Contains family papers, including correspondence of Kennedy with his mother and sister Mary, and letter from Mrs M.K. Kennedy (mother) to Clare Kennedy (nee Murphy) (wife). Kennedy's diary 1928-1929 includes references to the work of Mainie Jellett ('emptied of meaning save decorative gratification') and to Clare Kennedy.
Accounts 1915-1932, includes bills from the Ladies' Committee for meals in the ministers' dining room, details of payments to and terms of employment of Lizzie Penrose, charwoman, and details of household accounts. Newspaper cuttings, photographs, etc., 1922-1935 include a photograph of Hugh and Clare Kennedy, and one of the members of the Executive Council and their wives, 1923.
Kennedy's correspondence as Attorney General contains material relating to women, for example, confidential opinion (1923-4) of a case in which Jessie and Florence McCarthy, Kenmare, County Kerry accused officers of the Free State army of beating them and greasing their hair. Kennedy advises that no army proceedings be initiated, describing the McCarthys as typical of the 'Catholic bourgeoisie which existed in Irish country towns and villages under the British regime'; also letter from Richard Mulcahy, Minister for Defence about six women prisoners (Mrs O'Callaghan, Annie O'Neill, Kitty Costello, Nellie O'Ryan, Mary McSwiney and Maud Gonne MacBride) on hunger strike in Kilmainham, with biographical sketches; material relating to Nora Connolly O'Brien and Kathleen Brady case; on public opinion and the Irregulars, copy letter (1923) to Margaret Collins O'Driscoll from Benedict O'Sullivan OP], referring to 'that diabolical MacSweeney [sic] woman'.

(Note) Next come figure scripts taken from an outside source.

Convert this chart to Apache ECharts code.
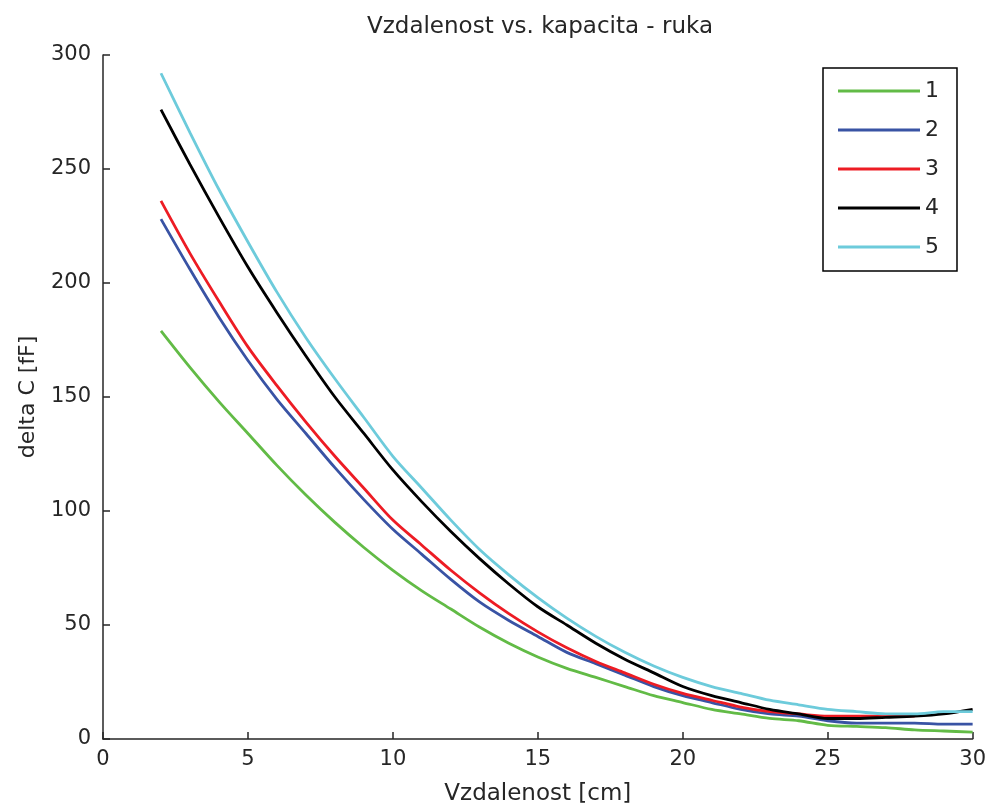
<!DOCTYPE html>
<html>
<head>
<meta charset="utf-8">
<script src="https://cdn.jsdelivr.net/npm/echarts@6/dist/echarts.min.js"></script>
<style>
html,body{margin:0;padding:0;background:#fff;}
#chart{width:989px;height:811px;}
</style>
</head>
<body>
<div id="chart"></div>
<script>
const xValues = [2,3,4,5,6,7,8,9,10,11,12,13,14,15,16,17,18,19,20,21,22,23,24,25,26,27,28,29,30];
const seriesNames = ['1','2','3','4','5'];
const s1 = [179,163,148,134,120,107,95,84,74,65,57,49,42,36,31,27,23,19,16,13,11,9,8,6,5.5,5,4,3.5,3];
const s2 = [228,206,185,166,149,134,119,105,92,81,70,60,52,45,38,33,28,23,19,16,13,11,10,8,7,7,7,6.5,6.5];
const s3 = [236,213,192,172,155,139,124,110,96,85,74,64,55,47,40,34,29,24,20,17,14,12,11,10,10,10,10,null,null];
const s4 = [276,252,229,207,187,168,150,134,118,104,91,79,68,58,50,42,35,29,23,19,16,13,11,9,9,9.5,10,11,13];
const s5 = [292,266,241,218,196,176,158,141,124,110,96,83,72,62,53,45,38,32,27,23,20,17,15,13,12,11,11,12,12];
const colors = ['#62bb46','#3953a4','#ed1c24','#000000','#6dcbdb'];
const allValues = [s1,s2,s3,s4,s5];

const FONT = '"DejaVu Sans", "Liberation Sans", Arial, sans-serif';
const TXT = '#262626';

const chart = echarts.init(document.getElementById('chart'));
const series = allValues.map((vals, i) => ({
  name: seriesNames[i],
  type: 'line',
  data: xValues.map((x, j) => [x, vals[j]]),
  showSymbol: false,
  smooth: 0.3,
  connectNulls: false,
  lineStyle: {width: 2.8, color: colors[i]},
  itemStyle: {color: colors[i]},
  z: 2 + i
}));

chart.setOption({
  animation: false,
  backgroundColor: '#fff',
  title: {
    text: 'Vzdalenost vs. kapacita - ruka',
    left: 535, top: 11, textAlign: 'center',
    textStyle: {fontFamily: FONT, fontSize: 23, fontWeight: 'normal', color: TXT}
  },
  legend: {
    orient: 'vertical',
    left: 823, top: 68,
    padding: [12, 18, 13, 15],
    itemWidth: 82, itemHeight: 3, itemGap: 17,
    icon: 'rect',
    selectedMode: false,
    borderColor: '#000', borderWidth: 1.5,
    backgroundColor: '#fff',
    textStyle: {fontFamily: FONT, fontSize: 22, color: TXT, lineHeight: 20},
    data: seriesNames
  },
  grid: {left: 103, right: 14, top: 55, bottom: 71, containLabel: false},
  xAxis: {
    type: 'value', min: 0, max: 30, interval: 5,
    name: 'Vzdalenost [cm]', nameLocation: 'middle', nameGap: 44,
    nameTextStyle: {fontFamily: FONT, fontSize: 23, color: TXT},
    axisLine: {show: true, lineStyle: {color: '#262626', width: 1.5}},
    axisTick: {show: true, inside: true, length: 7, lineStyle: {color: '#262626', width: 1.5}},
    axisLabel: {fontFamily: FONT, fontSize: 21, color: TXT, margin: 10},
    splitLine: {show: false}
  },
  yAxis: {
    type: 'value', min: 0, max: 300, interval: 50,
    name: 'delta C [fF]', nameLocation: 'middle', nameGap: 64,
    nameTextStyle: {fontFamily: FONT, fontSize: 22, color: TXT},
    axisLine: {show: true, lineStyle: {color: '#262626', width: 1.5}},
    axisTick: {show: true, inside: true, length: 7, lineStyle: {color: '#262626', width: 1.5}},
    axisLabel: {fontFamily: FONT, fontSize: 21, color: TXT, margin: 12},
    splitLine: {show: false}
  },
  series: series
});
</script>
</body>
</html>
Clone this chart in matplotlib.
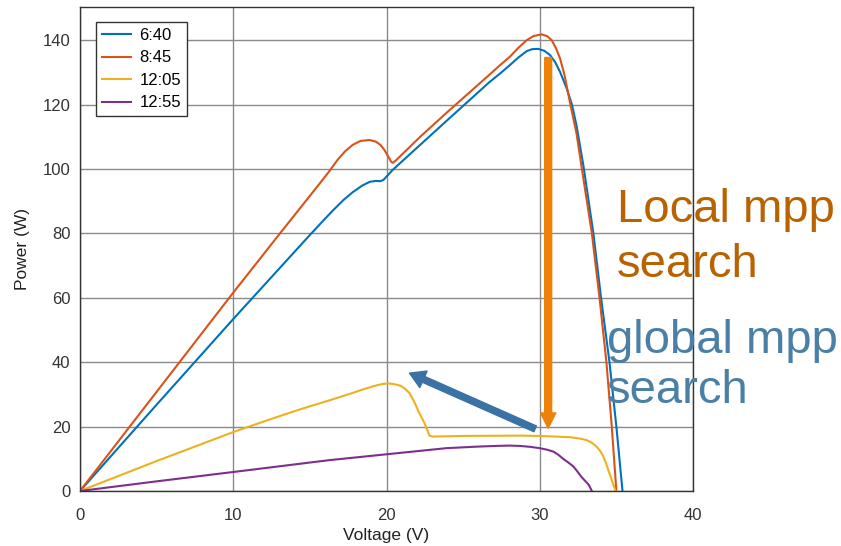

Also letter from the Irish Women Citizens' Association seeking amendments to the Criminal Law [Amendment) Act 1885: 'it is unjust to hold young persons entirely responsible for their own moral conduct until they have passed out of the chaotic stages of adolescence and the period of curiosity'. Material relating to the Judiciary Committee includes letters from Louie Bennett, Irish Women Workers' Union and from Patricia Hoey, Women's Independent Association; also material on designs for judicial robes includes correspondence between Kennedy and Kitty MacCormack, Dun Emer Guild, with sketches and notes.
In relation to Kennedy's election campaign in Dublin, 1923, a letter from John Kelly, Irish Railway Workers' Trade Union complains that the 'Countess [and] her lady friends are concentrating their malicious warfare amongst thousands of half educate[d] men and women voters' ; material on 1925 Senate election includes election literature on Mary Mulcahy and Kathleen Browne.
Working papers and memoranda, July-September 1936, include memorandum to the Second House Commission from the Joint Committee of Women's Societies and Social Workers, mainly about the trend in legislation towards diminishing women's position of equality under the Constitution, with particular reference to civil service appointments. On designs for state seals, included are three sketches and copies of designs by Mabel McConnell. Other correspondents include Lady Lavery on personal, social and political matters: Alice Stopford Green on literary and political matters; Maymie Lavery on hunger strike in North Dublin Union and her eventual release; Florence Bayley Sherman on John Boyle O'Reilly. Correspondents relating to employment applications, requests for testimonials, etc include Nurse M.M. Flynn, Margaret Lynch, Catherine Murphy, and Agnes MacNeill (on medals to be presented in Croke Park). Correspondence with Francis Sheehy Skeffington includes reference to Hanna Sheehy Skeffington's better MA degree and the problems of acceptance for a woman teacher.